During Prime Minister KP Sharma Oli’s visit to China in 2018, the execution of BRI received great attention as both sides agreed to expedite the execution of Trans-Himalaya Multi-Dimensional Connectivity through port, road, air and communication. During President Bidya Devi Bhandari’s state visit to China in 2019, both sides renewed commitment to the connectivity project. During Chinese President XI’s state visit to Nepal in 2019, building the network of rail was raised and he reiterated to turn Nepal from “landlocked to land-linked nation.” Yet the question about the modality of financing remains unsettled and many of its projects are on hold.
Former PM Deuba insisted on grant and soft loan to avoid the fear of ‘debt trap’ stoked by the outsiders. The recent construction of Pokhara International Airport created hue and cry in the Indian media. China fears external power’s micromanagement in Nepal, its political instability and the US interest to get Nepali government’s approval of the State Partnership Programme while Nepalis fear of its lean to the Anglosphere. The US has repeatedly said that MCC development cooperation seeks Nepal to play a central role in the Indo-Pacific Strategy, a strategy obviously designed to push back China from the south of the Himalayas, Asia-Pacific region and South China Sea. Nepal has kept the State Partnership Project on hold. Each year Nepal participates in bilateral military drill with India and China, and the US under Asia-Pacific Command and receives both hardware and software support for the modernisation of its security.

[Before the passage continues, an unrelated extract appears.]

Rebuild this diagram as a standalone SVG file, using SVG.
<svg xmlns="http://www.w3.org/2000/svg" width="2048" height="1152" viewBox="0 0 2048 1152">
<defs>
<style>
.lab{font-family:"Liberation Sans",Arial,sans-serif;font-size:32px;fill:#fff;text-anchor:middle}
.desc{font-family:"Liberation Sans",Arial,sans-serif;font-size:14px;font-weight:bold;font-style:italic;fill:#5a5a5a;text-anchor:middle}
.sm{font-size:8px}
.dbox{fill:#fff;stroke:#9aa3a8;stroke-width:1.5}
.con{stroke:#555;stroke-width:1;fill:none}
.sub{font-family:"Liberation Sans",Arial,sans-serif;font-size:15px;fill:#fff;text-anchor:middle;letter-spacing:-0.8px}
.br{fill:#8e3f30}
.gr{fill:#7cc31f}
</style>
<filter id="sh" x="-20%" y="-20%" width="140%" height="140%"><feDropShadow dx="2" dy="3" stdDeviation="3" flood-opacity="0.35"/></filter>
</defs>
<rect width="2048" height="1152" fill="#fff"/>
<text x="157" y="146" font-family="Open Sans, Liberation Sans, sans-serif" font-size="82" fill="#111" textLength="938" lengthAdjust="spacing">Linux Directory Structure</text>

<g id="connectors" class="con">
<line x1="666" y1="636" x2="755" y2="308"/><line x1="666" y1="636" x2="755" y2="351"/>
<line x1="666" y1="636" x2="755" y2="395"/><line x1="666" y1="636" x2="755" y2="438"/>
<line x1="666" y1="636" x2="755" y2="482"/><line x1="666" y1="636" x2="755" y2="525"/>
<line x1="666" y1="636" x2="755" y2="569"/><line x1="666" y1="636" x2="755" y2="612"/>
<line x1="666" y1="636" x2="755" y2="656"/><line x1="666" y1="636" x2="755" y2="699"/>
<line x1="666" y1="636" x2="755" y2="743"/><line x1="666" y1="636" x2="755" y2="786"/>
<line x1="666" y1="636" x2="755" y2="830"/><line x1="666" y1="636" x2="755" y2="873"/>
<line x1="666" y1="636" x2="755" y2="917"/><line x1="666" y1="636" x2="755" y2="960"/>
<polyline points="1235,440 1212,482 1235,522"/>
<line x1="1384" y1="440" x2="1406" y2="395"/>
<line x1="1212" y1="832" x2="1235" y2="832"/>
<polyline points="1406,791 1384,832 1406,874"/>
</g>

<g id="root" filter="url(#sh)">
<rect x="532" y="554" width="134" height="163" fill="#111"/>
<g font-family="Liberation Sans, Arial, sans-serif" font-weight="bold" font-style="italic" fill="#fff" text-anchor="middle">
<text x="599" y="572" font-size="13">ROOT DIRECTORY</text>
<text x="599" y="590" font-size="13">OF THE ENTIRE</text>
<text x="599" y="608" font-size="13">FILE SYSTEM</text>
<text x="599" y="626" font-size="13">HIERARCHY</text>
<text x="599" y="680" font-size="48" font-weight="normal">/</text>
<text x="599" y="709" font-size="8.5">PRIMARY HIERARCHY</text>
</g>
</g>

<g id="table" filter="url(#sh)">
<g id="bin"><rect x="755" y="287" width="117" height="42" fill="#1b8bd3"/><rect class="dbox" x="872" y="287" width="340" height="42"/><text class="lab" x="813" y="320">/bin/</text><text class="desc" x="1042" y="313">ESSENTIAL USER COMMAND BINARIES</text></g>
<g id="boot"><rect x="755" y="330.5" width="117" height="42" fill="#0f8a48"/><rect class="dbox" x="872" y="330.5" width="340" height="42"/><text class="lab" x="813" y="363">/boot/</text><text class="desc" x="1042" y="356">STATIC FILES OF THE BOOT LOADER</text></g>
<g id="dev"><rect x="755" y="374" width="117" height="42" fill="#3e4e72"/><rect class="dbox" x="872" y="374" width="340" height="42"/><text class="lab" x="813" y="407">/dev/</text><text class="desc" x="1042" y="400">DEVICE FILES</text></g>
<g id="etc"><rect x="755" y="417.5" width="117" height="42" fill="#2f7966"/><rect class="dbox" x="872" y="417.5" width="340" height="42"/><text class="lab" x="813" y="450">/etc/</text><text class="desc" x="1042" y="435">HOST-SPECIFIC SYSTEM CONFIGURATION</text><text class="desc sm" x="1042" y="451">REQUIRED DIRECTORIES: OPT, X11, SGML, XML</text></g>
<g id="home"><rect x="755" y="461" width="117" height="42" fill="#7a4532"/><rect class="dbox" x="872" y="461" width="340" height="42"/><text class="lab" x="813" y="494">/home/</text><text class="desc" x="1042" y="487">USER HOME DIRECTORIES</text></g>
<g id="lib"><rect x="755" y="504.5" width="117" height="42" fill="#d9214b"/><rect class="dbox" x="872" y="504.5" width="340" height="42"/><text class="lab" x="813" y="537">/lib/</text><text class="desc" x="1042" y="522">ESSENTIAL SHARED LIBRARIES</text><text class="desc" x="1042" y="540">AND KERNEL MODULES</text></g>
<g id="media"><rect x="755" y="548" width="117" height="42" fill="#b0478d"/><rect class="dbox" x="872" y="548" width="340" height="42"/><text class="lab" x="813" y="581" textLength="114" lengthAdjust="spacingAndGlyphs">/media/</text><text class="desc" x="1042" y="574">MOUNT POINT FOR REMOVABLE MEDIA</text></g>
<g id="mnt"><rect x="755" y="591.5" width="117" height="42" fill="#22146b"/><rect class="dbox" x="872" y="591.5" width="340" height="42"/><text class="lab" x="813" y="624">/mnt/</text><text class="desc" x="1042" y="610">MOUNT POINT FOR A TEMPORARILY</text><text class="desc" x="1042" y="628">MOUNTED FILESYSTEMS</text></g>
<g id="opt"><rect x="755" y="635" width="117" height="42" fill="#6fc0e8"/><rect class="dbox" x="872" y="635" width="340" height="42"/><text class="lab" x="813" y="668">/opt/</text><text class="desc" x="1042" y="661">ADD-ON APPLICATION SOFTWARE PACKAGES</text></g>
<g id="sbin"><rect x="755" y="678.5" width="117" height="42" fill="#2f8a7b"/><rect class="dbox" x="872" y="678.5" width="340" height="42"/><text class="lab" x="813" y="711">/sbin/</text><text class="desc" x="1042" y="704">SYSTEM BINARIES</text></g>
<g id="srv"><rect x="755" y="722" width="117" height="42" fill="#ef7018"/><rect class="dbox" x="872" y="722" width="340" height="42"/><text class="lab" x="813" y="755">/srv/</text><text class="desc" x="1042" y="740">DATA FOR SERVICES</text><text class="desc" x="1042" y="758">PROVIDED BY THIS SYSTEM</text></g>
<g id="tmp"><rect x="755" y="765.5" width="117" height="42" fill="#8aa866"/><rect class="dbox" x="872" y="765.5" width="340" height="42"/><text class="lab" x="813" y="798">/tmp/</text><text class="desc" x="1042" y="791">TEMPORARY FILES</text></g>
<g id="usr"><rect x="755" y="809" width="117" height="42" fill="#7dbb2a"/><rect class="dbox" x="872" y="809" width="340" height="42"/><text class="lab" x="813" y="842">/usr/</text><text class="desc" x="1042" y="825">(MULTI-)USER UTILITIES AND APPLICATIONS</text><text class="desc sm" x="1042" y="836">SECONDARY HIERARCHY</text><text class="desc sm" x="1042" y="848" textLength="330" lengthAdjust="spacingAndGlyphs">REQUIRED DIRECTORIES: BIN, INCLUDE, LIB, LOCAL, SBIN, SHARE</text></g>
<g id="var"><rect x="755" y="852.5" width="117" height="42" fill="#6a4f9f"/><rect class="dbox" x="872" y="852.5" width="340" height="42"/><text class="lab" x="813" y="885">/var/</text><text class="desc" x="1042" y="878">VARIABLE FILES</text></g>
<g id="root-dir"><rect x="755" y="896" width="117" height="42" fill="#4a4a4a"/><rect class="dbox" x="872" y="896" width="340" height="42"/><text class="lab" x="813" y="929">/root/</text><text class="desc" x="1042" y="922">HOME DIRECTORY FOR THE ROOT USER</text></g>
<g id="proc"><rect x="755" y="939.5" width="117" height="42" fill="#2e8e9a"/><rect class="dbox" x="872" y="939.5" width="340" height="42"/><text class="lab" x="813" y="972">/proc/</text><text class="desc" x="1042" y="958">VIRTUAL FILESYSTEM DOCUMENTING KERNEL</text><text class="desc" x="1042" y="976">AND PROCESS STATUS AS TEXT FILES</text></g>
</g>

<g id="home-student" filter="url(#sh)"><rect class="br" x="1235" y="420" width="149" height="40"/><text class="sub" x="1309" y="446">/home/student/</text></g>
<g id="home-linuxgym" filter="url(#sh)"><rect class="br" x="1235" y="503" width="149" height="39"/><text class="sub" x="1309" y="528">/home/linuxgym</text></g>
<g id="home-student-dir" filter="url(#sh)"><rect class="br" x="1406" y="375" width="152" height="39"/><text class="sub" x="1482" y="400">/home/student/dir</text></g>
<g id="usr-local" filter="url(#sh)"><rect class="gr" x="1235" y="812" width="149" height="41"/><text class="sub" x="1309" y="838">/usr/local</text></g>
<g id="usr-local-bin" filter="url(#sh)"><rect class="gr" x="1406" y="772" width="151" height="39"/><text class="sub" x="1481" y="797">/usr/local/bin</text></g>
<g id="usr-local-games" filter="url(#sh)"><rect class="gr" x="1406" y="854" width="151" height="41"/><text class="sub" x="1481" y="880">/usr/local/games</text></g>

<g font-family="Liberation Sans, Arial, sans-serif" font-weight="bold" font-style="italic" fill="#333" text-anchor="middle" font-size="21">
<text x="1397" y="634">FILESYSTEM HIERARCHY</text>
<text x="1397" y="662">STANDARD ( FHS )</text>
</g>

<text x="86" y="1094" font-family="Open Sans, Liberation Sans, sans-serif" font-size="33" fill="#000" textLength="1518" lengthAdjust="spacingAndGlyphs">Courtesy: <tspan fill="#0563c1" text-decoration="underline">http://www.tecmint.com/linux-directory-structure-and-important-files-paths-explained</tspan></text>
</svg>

The strategic geography of Nepal is more a leverage for seeking support, not a curse or blip. It must adopt proper management of its security rather than tilting to any side and acquire reasonable freedom of manoeuvre through diplomacy — the instrument of statecraft and diversification of aid, trade, investment, technology, tourism, among others, and nourish bilateral, regional and multilateral cooperation. Ideologically-oriented foreign policy often forfeits national interest and polarises domestic forces. To become effective, the nation should often manage domestic affairs without inviting outside powers.
The new government has recently expressed willingness to reinforce diplomatic code of conduct to public officials while meeting foreign diplomats and agencies. Its 21-point common minimum programme and near total consensus to Prime Minister’s vote of confidence in the parliament indicate a fresh realisation for nation building and encourage “make in Nepal,” aiming to build the national economy, inject a feeling of change in the life of people through good governance and assert non-aligned foreign policy. It may offer the government an opportunity to settle rival security initiatives.

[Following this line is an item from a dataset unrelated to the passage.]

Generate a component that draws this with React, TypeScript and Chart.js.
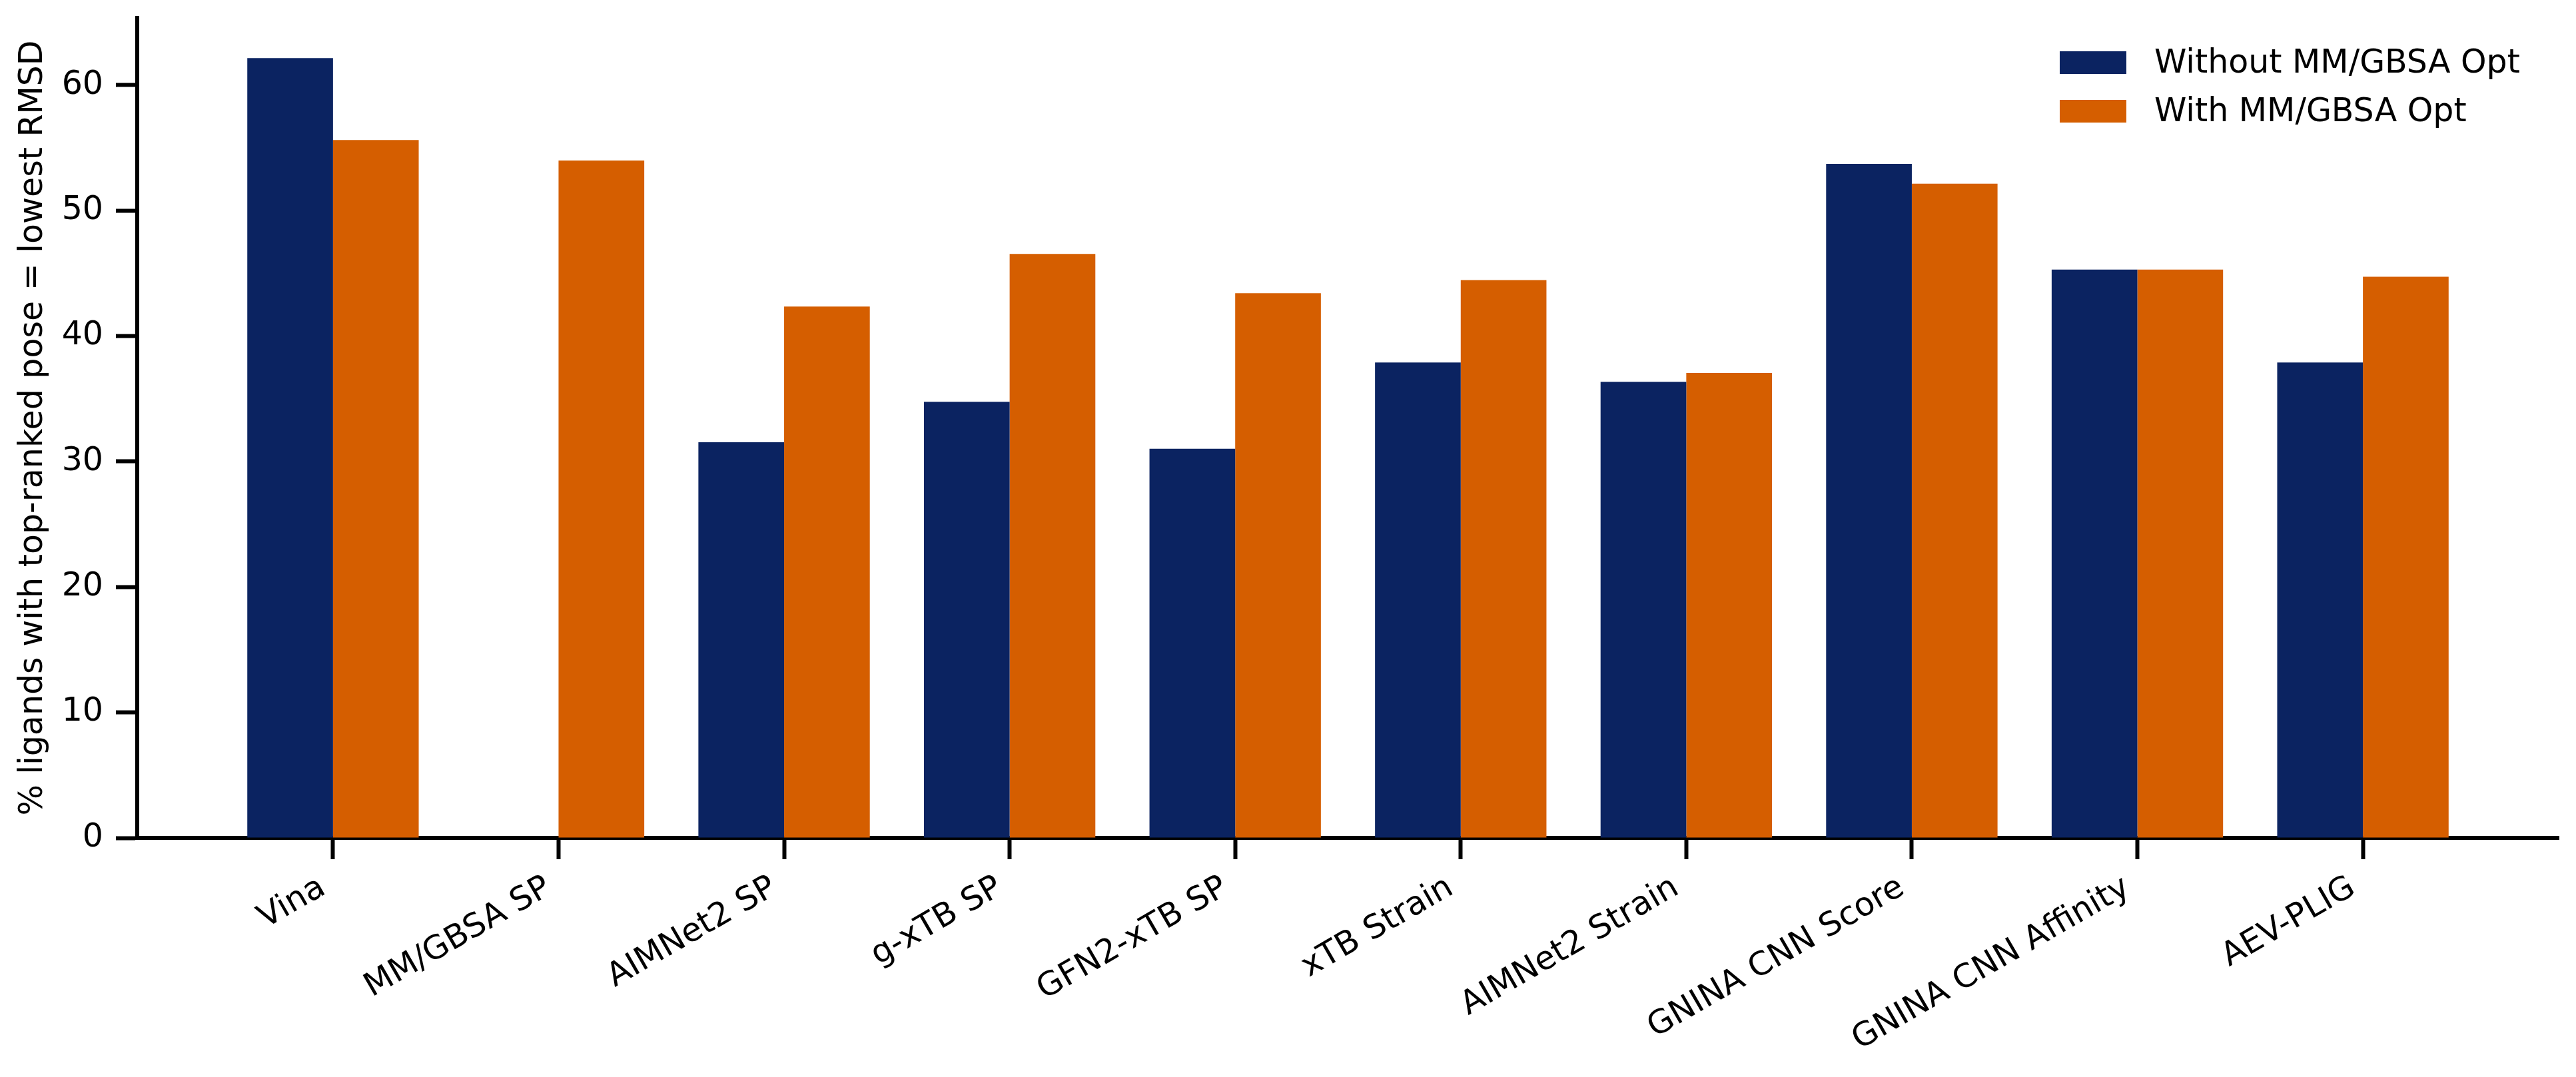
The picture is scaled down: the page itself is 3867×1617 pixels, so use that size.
import React, { useEffect, useRef } from "react";
import { Chart, registerables } from "chart.js";

Chart.register(...registerables);

// data
const categories = [
  "Vina",
  "MM/GBSA SP",
  "AIMNet2 SP",
  "g-xTB SP",
  "GFN2-xTB SP",
  "xTB Strain",
  "AIMNet2 Strain",
  "GNINA CNN Score",
  "GNINA CNN Affinity",
  "AEV-PLIG",
];
const withoutOpt: (number | null)[] = [62.15, null, 31.54, 34.76, 31.01, 37.89, 36.35, 53.73, 45.3, 37.89];
const withOpt: number[] = [55.62, 53.99, 42.35, 46.54, 43.41, 44.46, 37.05, 52.14, 45.3, 44.73];
const yTickValues = [0, 10, 20, 30, 40, 50, 60];

const seriesLabels = ["Without MM/GBSA Opt", "With MM/GBSA Opt"];
const seriesColors = ["#0b2361", "#d55e00"];

const FONT = "'DejaVu Sans', sans-serif";
const INK = "#000000";

// legend drawn inside the plot, top right, stacked like matplotlib's
const insideLegend = {
  id: "insideLegend",
  afterDraw(chart: Chart) {
    const { ctx, chartArea } = chart;
    const boxW = 100;
    const boxH = 34;
    const rowGap = 73;
    const x0 = chartArea.right - 749;
    const y0 = chartArea.top + 50;
    ctx.save();
    ctx.font = `49px ${FONT}`;
    ctx.textBaseline = "middle";
    ctx.textAlign = "left";
    chart.data.datasets.forEach((ds, i) => {
      const y = y0 + i * rowGap;
      ctx.fillStyle = ds.backgroundColor as string;
      ctx.fillRect(x0, y, boxW, boxH);
      ctx.fillStyle = INK;
      ctx.fillText(ds.label ?? "", x0 + boxW + 42, y + boxH / 2 + 2);
    });
    ctx.restore();
  },
};

const App = () => {
  const canvasRef = useRef<HTMLCanvasElement | null>(null);

  useEffect(() => {
    document.body.style.margin = "0";
    const canvas = canvasRef.current;
    if (!canvas) return;

    const chart = new Chart(canvas, {
      type: "bar",
      data: {
        datasets: [
          {
            label: seriesLabels[0],
            data: withoutOpt.map((v, i) => ({ x: i, y: v })),
            backgroundColor: seriesColors[0],
            borderWidth: 0,
          },
          {
            label: seriesLabels[1],
            data: withOpt.map((v, i) => ({ x: i, y: v })),
            backgroundColor: seriesColors[1],
            borderWidth: 0,
          },
        ],
      } as any,
      options: {
        responsive: false,
        devicePixelRatio: 1,
        animation: false,
        events: [],
        layout: { padding: { top: 27, right: 26, left: 0, bottom: 0 } },
        datasets: { bar: { categoryPercentage: 0.76, barPercentage: 1 } },
        plugins: {
          legend: { display: false },
          tooltip: { enabled: false },
        },
        scales: {
          x: {
            type: "linear",
            min: -0.868,
            max: 9.868,
            offset: false,
            afterBuildTicks: (s: any) => {
              s.ticks = categories.map((_, i) => ({ value: i }));
            },
            afterFit: (s: any) => {
              s.height = 359;
              s.paddingLeft = 0;
              s.paddingRight = 0;
            },
            grid: {
              offset: false,
              drawOnChartArea: false,
              drawTicks: true,
              tickLength: 32,
              tickWidth: 6,
              tickColor: INK,
            },
            border: { display: true, color: INK, width: 6 },
            ticks: {
              autoSkip: false,
              maxRotation: 30,
              minRotation: 30,
              padding: 14,
              labelOffset: -15,
              color: INK,
              font: { family: FONT, size: 49 },
              callback: (v: any) => categories[v as number] ?? "",
            },
          },
          y: {
            min: 0,
            max: 65.35,
            afterBuildTicks: (s: any) => {
              s.ticks = yTickValues.map((v) => ({ value: v }));
            },
            afterFit: (s: any) => {
              s.width = 206;
              s.paddingTop = 0;
              s.paddingBottom = 0;
            },
            grid: {
              drawOnChartArea: false,
              drawTicks: true,
              tickLength: 32,
              tickWidth: 6,
              tickColor: INK,
            },
            border: { display: true, color: INK, width: 6 },
            ticks: {
              padding: 19,
              color: INK,
              font: { family: FONT, size: 49 },
            },
            title: {
              display: true,
              text: "% ligands with top-ranked pose = lowest RMSD",
              color: INK,
              font: { family: FONT, size: 49 },
              padding: { top: 21, bottom: 0 },
            },
          },
        },
      },
      plugins: [insideLegend],
    });

    return () => chart.destroy();
  }, []);

  return (
    <div style={{ width: 3867, height: 1617, background: "#ffffff" }}>
      <canvas ref={canvasRef} width={3867} height={1617} />
    </div>
  );
};

export default App;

Restoration of the celebration of the birthday of the unifier of the nation, Prithvi Narayan Shah, is another symbolic gesture of becoming sensitive to national identity. Its leaders have learned the hard way the cost of collective amnesia about history, language, culture and spirituality having bearing on national security. Nepal should seek assistance from many regional and international institutions to diversify its dependence, create a sphere of interdependence and harness the strength of neighbours and friendly powers as a source of security, stability and progress without getting trapped its security policy among them.
(Former Reader at the Department of Political Science, TU, Dahal writes on political and social issues.)